Back in 1976, interdisciplinary thinking gave me the idea to use an IBM 360 mainframe to prove that Ernest Hemingway actually wrote The Old Man and the Sea in the mid 1940’s, not in 1951 when it was finally published. In 1980, interdisciplinary thinking got me to thinking about computers and publishing, which resulted in the Leonsis Index of Software Technology. This was the first-ever guide to software publication. It was profitable from the first issue and sold for $60 million when I was twenty-five years old.
In 1986, I created Redgate Communications Corporation (named after my college roommate’s family farm, which looked to me at the time like an ultimate symbol of achievement). Redgate was an advertising and public relations company that also produced shopping guides on CD-ROM and became known in the industry as the first “new media” marketing company.
Sometimes I’m asked how I came up with the term “new media.” It goes back to interdisciplinary thinking. I was in the middle of all these discussions about computers, television, telecommunications, and publishing when I realized what we were all talking about was a new kind of media that’s digitalized and delivered over many platforms.
Still, it wasn’t all smooth sailing. At one point, I was mortgaging some of my property to keep it going. At another time, I met payroll with my American Express card. I eventually met a couple of guys who gave us a little venture capital; they were truly angel investors.
It was a good lesson for me. Even when you’re down, you’re definitely not out. Think big picture. Think interdisciplinary. Wayne Gretzky said the key is not skating with the puck but rather skating to where the puck’s going to be. Figuring that out is easier when you remove the boundaries around ideas. That’s what I did when I figured out how to bring Michael Jordan to Washington as president of basketball operations for the Washington Wizards.
That’s what I did some twenty years earlier when I created a list of 101 things to do in my life after surviving a plane crash landing. I don’t recommend this as a way to encourage big picture thinking, but it sure worked for me.
The list has gotten a lot of attention, but it allowed me to identify seven disciplines, if you will, that were important to me: family matters, financial matters, possessions, charities, sports, travel, and stuff. So far, I’ve checked off about 75 percent of the things on the list. Everything from paying off college debts to creating the world’s largest media company.

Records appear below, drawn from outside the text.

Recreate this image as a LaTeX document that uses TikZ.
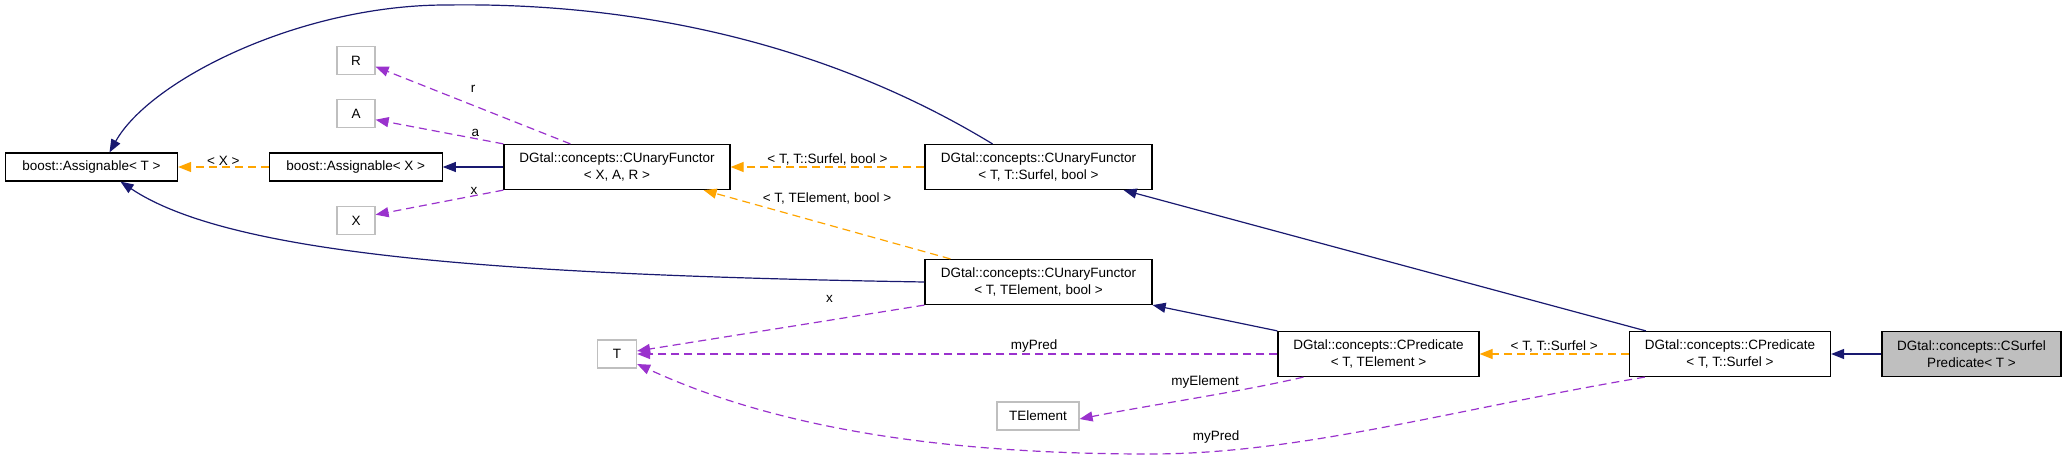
\documentclass[tikz,border=0pt]{standalone}
\usepackage{fontspec}
\setmainfont{Liberation Sans}
\usepackage{tikz}
\usetikzlibrary{arrows.meta,calc}

\definecolor{navyline}{HTML}{191970}
\definecolor{orangeline}{HTML}{FFA500}
\definecolor{purpleline}{HTML}{9A32CD}
\definecolor{greybox}{HTML}{BFBFBF}

\begin{document}
\begin{tikzpicture}[x=1pt, y=-1pt,
      font=\fontsize{13.5}{16.7}\selectfont,
      classbox/.style={draw=black, line width=1.2pt, fill=white, minimum height=45pt, inner sep=2pt, align=center},
      smallbox/.style={draw=black, line width=1.2pt, fill=white, minimum height=28pt, inner sep=2pt, align=center},
      typebox/.style={draw=greybox, line width=1.2pt, fill=white, minimum height=28pt, inner sep=2pt, align=center},
      inherit/.style={-{Triangle[length=13pt, width=10pt]}, navyline, line width=1.2pt},
      templ/.style={-{Triangle[length=13pt, width=10pt]}, orangeline, line width=1.2pt, dash pattern=on 8pt off 5pt},
      member/.style={-{Triangle[length=13pt, width=10pt]}, purpleline, line width=1.2pt, dash pattern=on 8pt off 5pt},
      edgelabel/.style={inner sep=1pt, text=black}
    ]
    \useasboundingbox (0,0) rectangle (2067,460);

    \node[smallbox, minimum width=172pt] (assignT) at (91.5,167) {boost::Assignable< T >};
    \node[smallbox, minimum width=173pt] (assignX) at (355.7,167) {boost::Assignable< X >};
    \node[classbox, minimum width=226pt] (cufXAR) at (617,167) {DGtal::concepts::CUnaryFunctor\\< X, A, R >};
    \node[typebox, minimum width=38pt] (nR) at (356,60.7) {R};
    \node[typebox, minimum width=38pt] (nA) at (356,113.7) {A};
    \node[typebox, minimum width=38pt] (nX) at (356,220.7) {X};
    \node[classbox, minimum width=227pt] (cufSurfel) at (1038.5,167) {DGtal::concepts::CUnaryFunctor\\< T, T::Surfel, bool >};
    \node[classbox, minimum width=227pt] (cufElem) at (1038.5,282) {DGtal::concepts::CUnaryFunctor\\< T, TElement, bool >};
    \node[typebox, minimum width=39pt] (nT) at (617,354) {T};
    \node[typebox, minimum width=82pt] (nTElement) at (1038,416) {TElement};
    \node[classbox, minimum width=201pt] (predElem) at (1378.5,354) {DGtal::concepts::CPredicate\\< T, TElement >};
    \node[classbox, minimum width=201pt] (predSurfel) at (1730,354) {DGtal::concepts::CPredicate\\< T, T::Surfel >};
    \node[classbox, minimum width=179pt, fill=greybox] (surfelPred) at (1971.5,354) {DGtal::concepts::CSurfel\\Predicate< T >};

    % inheritance
    \draw[inherit] (surfelPred) -- (predSurfel);
    \draw[inherit] ([xshift=17pt]predSurfel.north west) -- ([xshift=-29pt]cufSurfel.south east);
    \draw[inherit] (predElem.north west) -- (cufElem.south east);
    \draw[inherit] (cufXAR) -- (assignX);
    \draw[inherit] ([xshift=-46pt]cufSurfel.north) .. controls (830,45) and (640,2) .. (446,5)
                   .. controls (300,5) and (150,80) .. ([xshift=18pt]assignT.north);
    \draw[inherit] (cufElem.west) .. controls (500,275) and (230,255) .. ([xshift=29pt]assignT.south);

    % template instances
    \draw[templ] (assignX) -- node[edgelabel, above] {< X >} (assignT);
    \draw[templ] (cufSurfel) -- node[edgelabel, above] {< T, T::Surfel, bool >} (cufXAR);
    \draw[templ] ([xshift=26pt]cufElem.north west) -- node[edgelabel, midway, yshift=26pt] {< T, TElement, bool >} ([xshift=-27pt]cufXAR.south east);
    \draw[templ] (predSurfel) -- node[edgelabel, above] {< T, T::Surfel >} (predElem);

    % members
    \draw[member] ([xshift=67pt]cufXAR.north west) -- node[edgelabel, midway, yshift=16pt] {r} ([yshift=-6pt]nR.east);
    \draw[member] (cufXAR.north west) -- node[edgelabel, pos=0.22, above] {a} ([yshift=-6pt]nA.east);
    \draw[member] (cufXAR.south west) -- node[edgelabel, pos=0.23, above] {x} ([yshift=6pt]nX.east);
    \draw[member] (cufElem.south west) -- node[edgelabel, pos=0.33, yshift=21pt] {x} ([yshift=3pt]nT.east);
    \draw[member] (predElem) -- node[edgelabel, pos=0.38, above] {myPred} (nT);
    \draw[member] ([xshift=26pt]predElem.south west) .. controls (1240,392) and (1150,405) .. node[edgelabel, pos=0.3, above left] {myElement} ([yshift=-3pt]nTElement.east);
    \draw[member] ([xshift=16pt]predSurfel.south west) .. controls (1450,410) and (1300,454) .. (1150,454)
                  .. controls (950,454) and (780,430) .. ([yshift=-10pt]nT.east);
    \node[edgelabel] (lblPred) at (1216,436.7) {myPred};
\end{tikzpicture}
\end{document}
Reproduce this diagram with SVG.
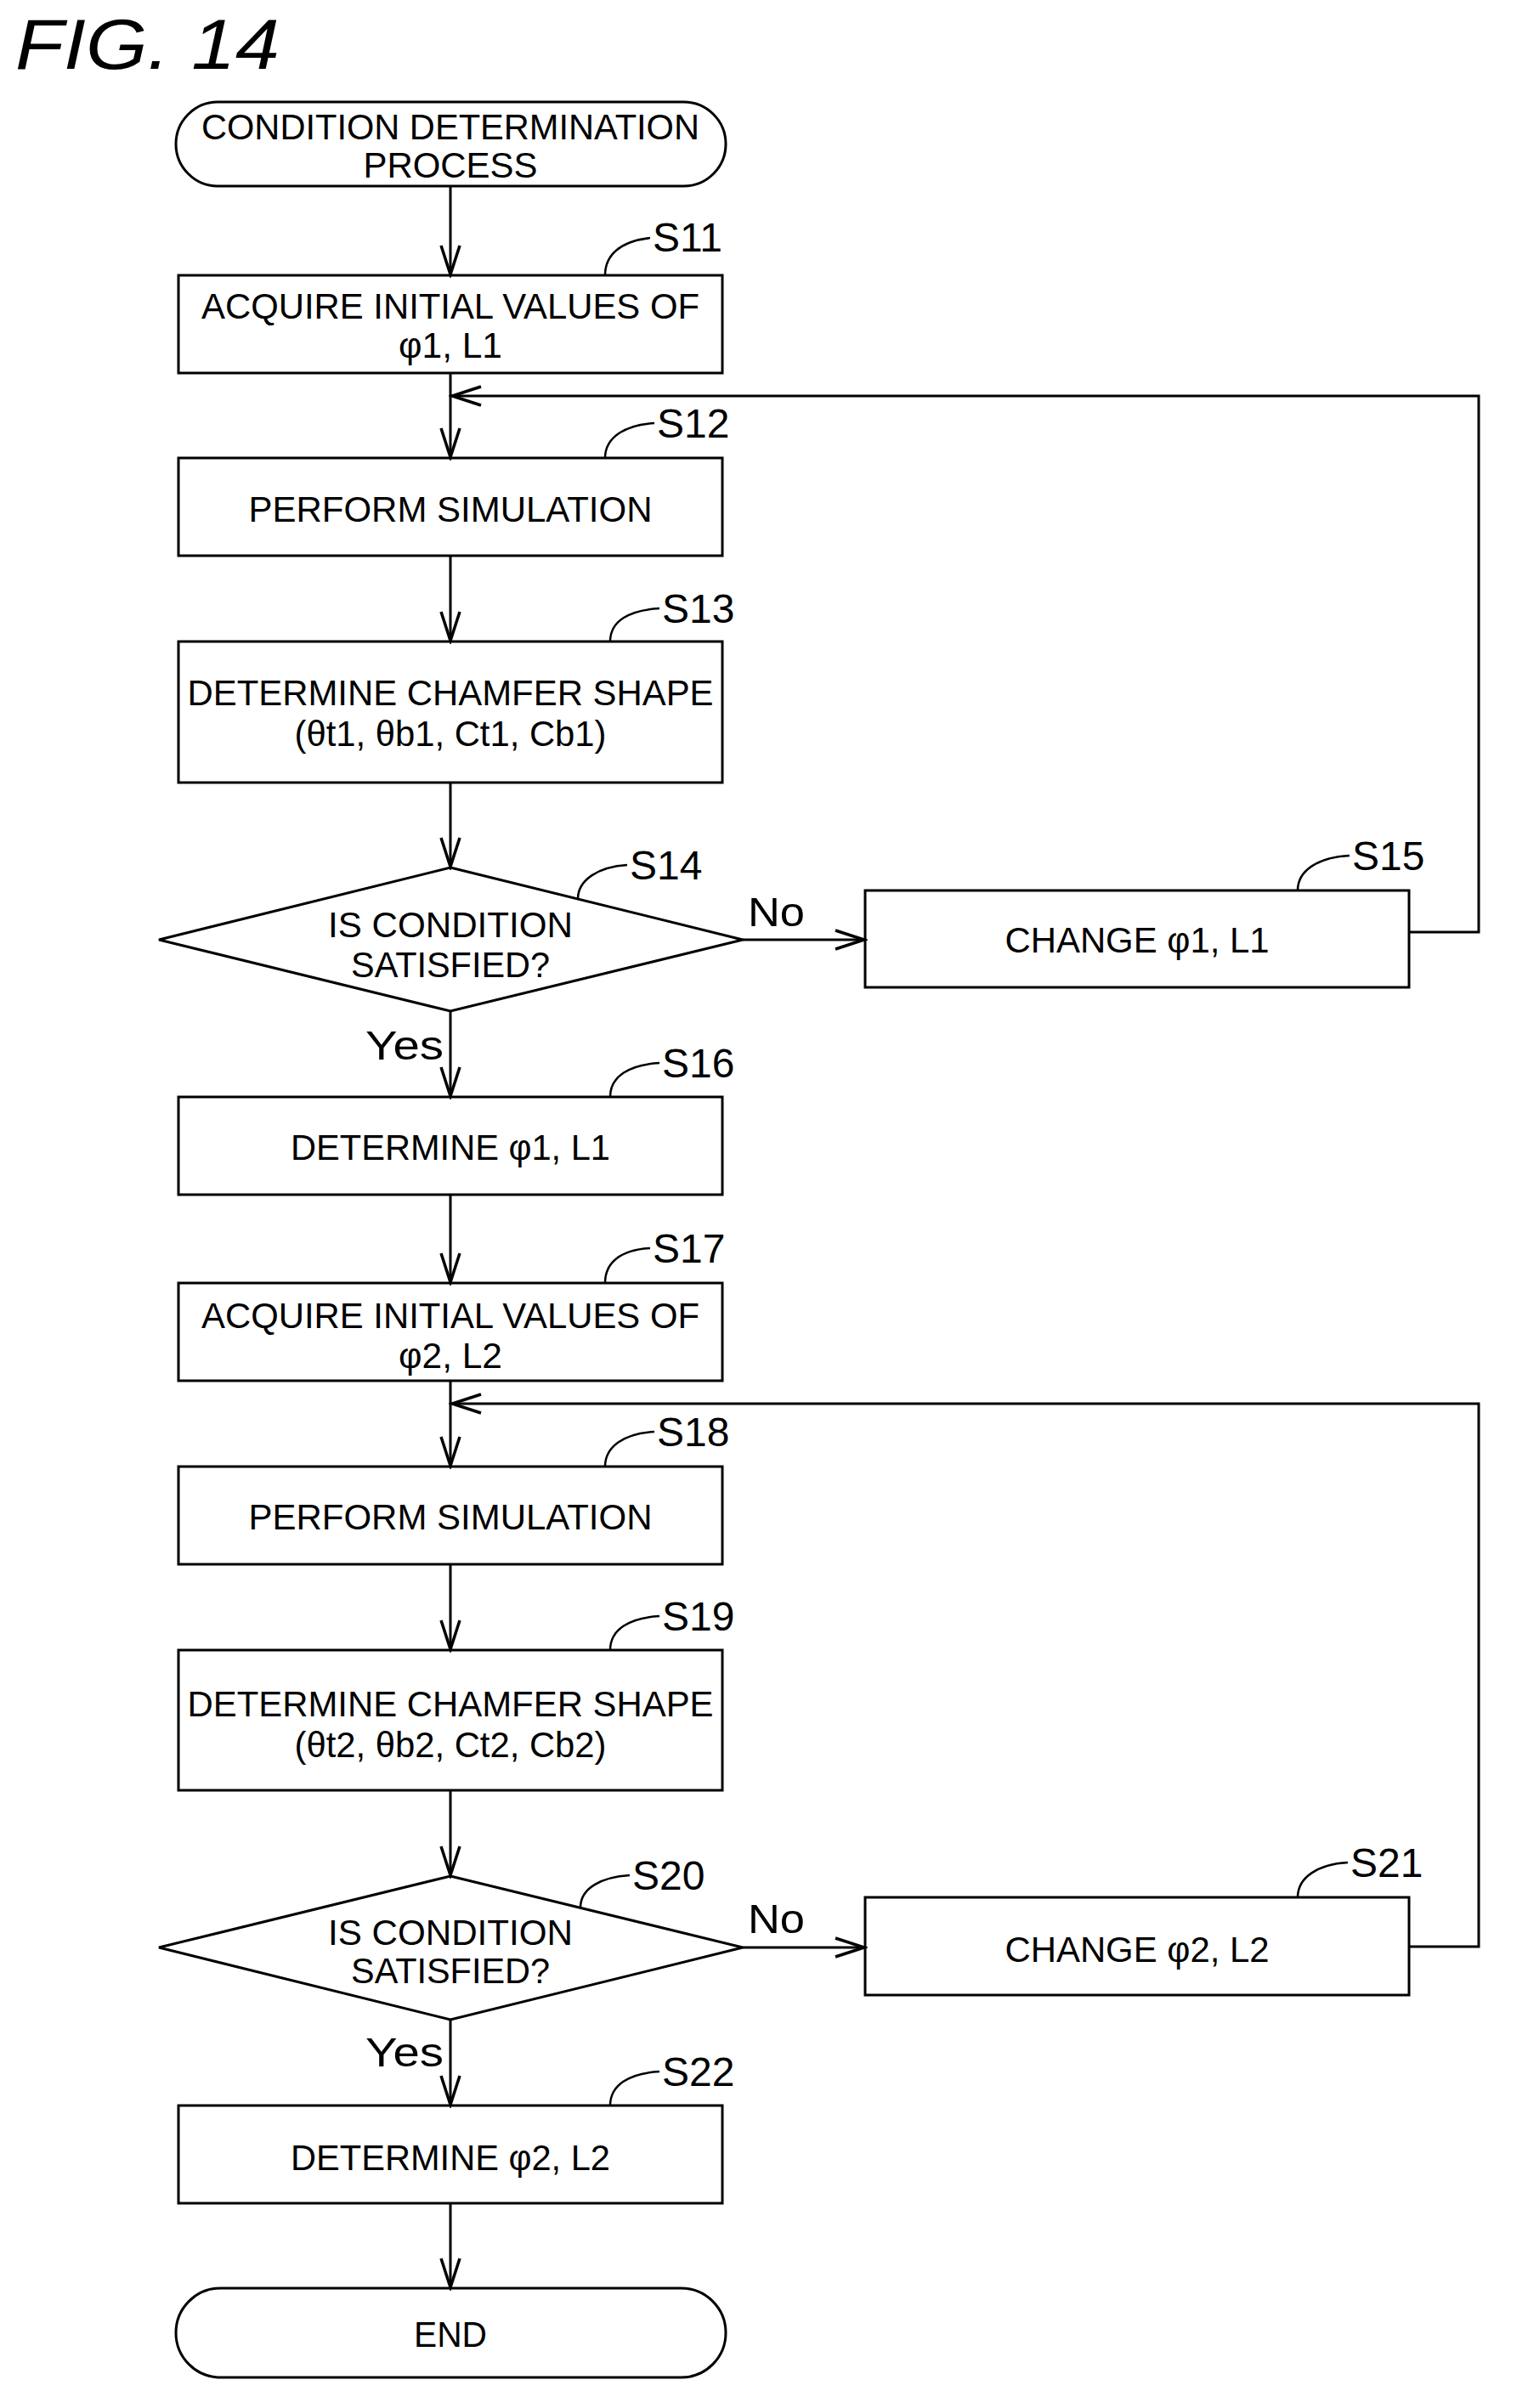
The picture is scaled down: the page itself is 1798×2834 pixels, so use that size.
<svg xmlns="http://www.w3.org/2000/svg" width="1798" height="2834" viewBox="0 0 1798 2834">
<style>
.b{fill:#fff;stroke:#000;stroke-width:3}
.t{font-family:"Liberation Sans",Arial,sans-serif;font-size:42px;text-anchor:middle;fill:#000}
.l{font-family:"Liberation Sans",Arial,sans-serif;font-size:48px;fill:#000}
.c{fill:none;stroke:#000;stroke-width:3;marker-end:url(#a)}
.h{fill:none;stroke:#000;stroke-width:2.5}
</style>
<defs><marker id="a" markerWidth="40" markerHeight="30" refX="36" refY="13" orient="auto" markerUnits="userSpaceOnUse" viewBox="0 0 40 26"><polyline points="2,2 36,13 2,24" fill="none" stroke="#000" stroke-width="3.5"/></marker></defs>
<rect width="1798" height="2834" fill="#fff"/>
<text x="18" y="81" font-family="Liberation Sans,Arial,sans-serif" font-style="italic" font-size="84" textLength="311" lengthAdjust="spacingAndGlyphs">FIG. 14</text>
<g id="S11"><rect class="b" x="210" y="324" width="640" height="115"/>
<text class="t" x="530" y="375" textLength="586" lengthAdjust="spacingAndGlyphs">ACQUIRE INITIAL VALUES OF</text>
<text class="t" x="530" y="421" textLength="122" lengthAdjust="spacingAndGlyphs">φ1, L1</text>
<path class="h" d="M712,324C712,300 730,284 765,280"/><text class="l" x="768" y="296">S11</text></g>
<g id="start"><rect class="b" x="207" y="120" width="647" height="99" rx="49.5"/>
<text class="t" x="530" y="164" textLength="586" lengthAdjust="spacingAndGlyphs">CONDITION DETERMINATION</text>
<text class="t" x="530" y="209" textLength="205" lengthAdjust="spacingAndGlyphs">PROCESS</text></g>
<g id="S12"><rect class="b" x="210" y="539" width="640" height="115"/>
<text class="t" x="530" y="614" textLength="475" lengthAdjust="spacingAndGlyphs">PERFORM SIMULATION</text>
<path class="h" d="M712,539C712,515 735,500 770,498"/><text class="l" x="773" y="515">S12</text></g>
<g id="S13"><rect class="b" x="210" y="755" width="640" height="166"/>
<text class="t" x="530" y="830" textLength="619" lengthAdjust="spacingAndGlyphs">DETERMINE CHAMFER SHAPE</text>
<text class="t" x="530" y="878" textLength="367" lengthAdjust="spacingAndGlyphs">(θt1, θb1, Ct1, Cb1)</text>
<path class="h" d="M718,755C718,731 740,718 776,716"/><text class="l" x="779" y="733">S13</text></g>
<g id="S14"><polygon class="b" points="530,1021 874,1106 530,1190 187,1106"/>
<text class="t" x="530" y="1103" textLength="288" lengthAdjust="spacingAndGlyphs">IS CONDITION</text>
<text class="t" x="530" y="1150" textLength="234" lengthAdjust="spacingAndGlyphs">SATISFIED?</text>
<path class="h" d="M680,1058C680,1035 705,1020 738,1018"/><text class="l" x="741" y="1035">S14</text></g>
<g id="S15"><rect class="b" x="1018" y="1048" width="640" height="114"/>
<text class="t" x="1338" y="1121" textLength="311" lengthAdjust="spacingAndGlyphs">CHANGE φ1, L1</text>
<path class="h" d="M1527,1048C1527,1025 1550,1009 1588,1007"/><text class="l" x="1591" y="1024">S15</text></g>
<g id="S16"><rect class="b" x="210" y="1291" width="640" height="115"/>
<text class="t" x="530" y="1365" textLength="376" lengthAdjust="spacingAndGlyphs">DETERMINE φ1, L1</text>
<path class="h" d="M718,1291C718,1267 740,1253 776,1251"/><text class="l" x="779" y="1268">S16</text></g>
<g id="S17"><rect class="b" x="210" y="1510" width="640" height="115"/>
<text class="t" x="530" y="1563" textLength="586" lengthAdjust="spacingAndGlyphs">ACQUIRE INITIAL VALUES OF</text>
<text class="t" x="530" y="1610" textLength="122" lengthAdjust="spacingAndGlyphs">φ2, L2</text>
<path class="h" d="M712,1510C712,1486 730,1471 765,1469"/><text class="l" x="768" y="1486">S17</text></g>
<g id="S18"><rect class="b" x="210" y="1726" width="640" height="115"/>
<text class="t" x="530" y="1800" textLength="475" lengthAdjust="spacingAndGlyphs">PERFORM SIMULATION</text>
<path class="h" d="M712,1726C712,1702 735,1687 770,1685"/><text class="l" x="773" y="1702">S18</text></g>
<g id="S19"><rect class="b" x="210" y="1942" width="640" height="165"/>
<text class="t" x="530" y="2020" textLength="619" lengthAdjust="spacingAndGlyphs">DETERMINE CHAMFER SHAPE</text>
<text class="t" x="530" y="2068" textLength="367" lengthAdjust="spacingAndGlyphs">(θt2, θb2, Ct2, Cb2)</text>
<path class="h" d="M718,1942C718,1918 740,1904 776,1902"/><text class="l" x="779" y="1919">S19</text></g>
<g id="S20"><polygon class="b" points="530,2208 874,2292 530,2377 187,2292"/>
<text class="t" x="530" y="2289" textLength="288" lengthAdjust="spacingAndGlyphs">IS CONDITION</text>
<text class="t" x="530" y="2334" textLength="234" lengthAdjust="spacingAndGlyphs">SATISFIED?</text>
<path class="h" d="M683,2245C683,2222 708,2209 741,2207"/><text class="l" x="744" y="2224">S20</text></g>
<g id="S21"><rect class="b" x="1018" y="2233" width="640" height="115"/>
<text class="t" x="1338" y="2309" textLength="311" lengthAdjust="spacingAndGlyphs">CHANGE φ2, L2</text>
<path class="h" d="M1527,2233C1527,2210 1550,2194 1586,2192"/><text class="l" x="1589" y="2209">S21</text></g>
<g id="S22"><rect class="b" x="210" y="2478" width="640" height="115"/>
<text class="t" x="530" y="2554" textLength="376" lengthAdjust="spacingAndGlyphs">DETERMINE φ2, L2</text>
<path class="h" d="M718,2478C718,2454 740,2440 776,2438"/><text class="l" x="779" y="2455">S22</text></g>
<g id="end"><rect class="b" x="207" y="2693" width="647" height="105" rx="52.5"/>
<text class="t" x="530" y="2762" textLength="86" lengthAdjust="spacingAndGlyphs">END</text></g>
<g id="connectors">
<path class="c" d="M530,219V323"/>
<path class="c" d="M530,439V538"/>
<path class="c" d="M530,654V754"/>
<path class="c" d="M530,921V1020"/>
<path class="c" d="M530,1190V1290"/>
<path class="c" d="M530,1406V1509"/>
<path class="c" d="M530,1625V1725"/>
<path class="c" d="M530,1841V1941"/>
<path class="c" d="M530,2107V2207"/>
<path class="c" d="M530,2377V2477"/>
<path class="c" d="M530,2593V2692"/>
<path class="c" d="M874,1106H1017"/>
<path class="c" d="M874,2292H1017"/>
<path class="c" d="M1658,1097H1740V466H532"/>
<path class="c" d="M1658,2291H1740V1652H532"/>
<text class="l" x="880" y="1090" textLength="67" lengthAdjust="spacingAndGlyphs">No</text>
<text class="l" x="880" y="2275" textLength="67" lengthAdjust="spacingAndGlyphs">No</text>
<text class="l" x="430" y="1247" textLength="92" lengthAdjust="spacingAndGlyphs">Yes</text>
<text class="l" x="430" y="2432" textLength="92" lengthAdjust="spacingAndGlyphs">Yes</text>
</g>
</svg>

No one goal is inherently less possible than another. So it is in life. So it is in business.
In 1994, Steve Case and AOL bought Redgate for $40 million, and I came with the deal. AOL at the time was valued at $500 million. The stock then split seven times. AOL started out as an online service company. Today, it’s a media company that generates more than $8.5 billion in sales and has more than twenty-six million paying customer relationships on a global basis. In 2005, with 19,000 employees, we generated more than $1.8 billion in profit.
AOL’s strengths lie in its member community and its communication features – e-mail, instant messaging, search, social networking, and checking out new content. Consumers want new tools to help them use these features, create their own content, share their content with others, and find other content of interest to them.
In other words, they want interdisciplinary means to relate to an interdisciplinary world. So it is in business. So it is in life.